Thursday, December 10, 2015

Wolves on the go up Cache Creek


Posted: Thursday, December 10, 2015 
Jackson resident Colleen Valenstein got a reminder this week that she lives in a town that’s surrounded by wild places.
On a trip up Cache Creek on Monday afternoon Valenstein was biking with her border collie, Seamus, near the staircase on the Hagen Trail when a large canine crossed her path maybe 50 yards ahead. At first she thought the animal, which was cruising uphill with ease, was another dog out on a walk at one of Jackson’s most popular day-play destinations.
“Then I realized no one else was around,” Valenstein said. 
 
A Coyote came to mind next, but the contrast of her collie — which gave chase — not far from the much-larger critter dispelled the thought.
Seeing its size, gray and white coloring and a “really nice-looking tail,” Valenstein was convinced she was seeing a wolf.
“I thought for a moment I was maybe not going to have my dog back,” she said.
Seamus, however, wasn’t able to gain ground, and the wolf moved on without incident. Valenstein said her dog is good around other wildlife, and she was surprised by his reaction.
“If he spots a deer and I call him, he will come to me,” she said. “But I couldn’t get him off the heels of this wolf.”
Valenstein notified the Bridger-Teton National Forest about the sighting, which was not the first of the season in the area. About a month ago another person in Cache Creek reported seeing three wolves, said Linda Merigliano, the forest’s north zone recreation manager.
“Game and Fish went up and didn’t find any carcass or anything to suggest that they were sticking around that area,” Merigliano said of the encounter. “We were getting reports of wolves in lots of places.”
Wolves — which for the time being are federally protected — are regular inhabitants on the outskirts of Jackson. That includes places as close to town as Cache Creek, U.S. Fish and Wildlife Service Northern Rocky Mountain wolf coordinator Mike Jimenez said.

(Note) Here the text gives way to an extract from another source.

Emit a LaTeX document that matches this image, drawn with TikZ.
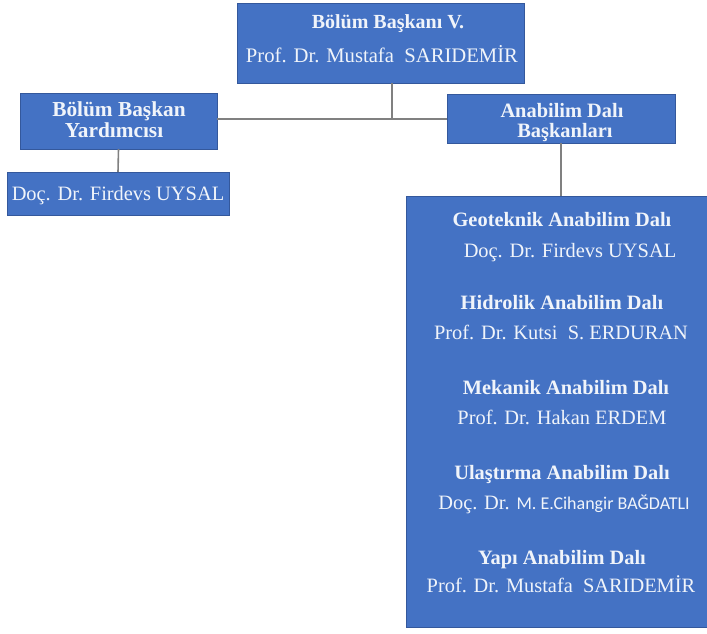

“Wolves have been reported there for years, so it’s nothing new,” Jimenez said. “That’s gone on on a fairly regular basis over the years.”
In response to the sightings the Bridger-Teton has updated its messaging at the Cache Creek trailhead about wildlife that people might encounter.
“I just added wolves to the mix,” Merigliano said. “That is something that dog owners do need to be aware of — because they’re both canines, they’re going to behave differently toward each other.”
Jimenez said that wolves and dogs don’t always play nice.
“Usually when wolves and dogs mix, dogs come out on the short end of it,” Jimenez said. “Wolves can be very territorial, and they see dogs as a threat and they become aggressive.”
To Merigliano, the chance for an encounter with a wolf not far from town is part of the experience of living in Jackson Hole.
Valenstein agreed, and said she wouldn’t hesitate to go back up Cache alone.
“But I might try to pack some bear spray from here on out,” she said.
“It was really cool,” Valenstein said. “I never would have thought that I would see a wolf in the Cache drainage.”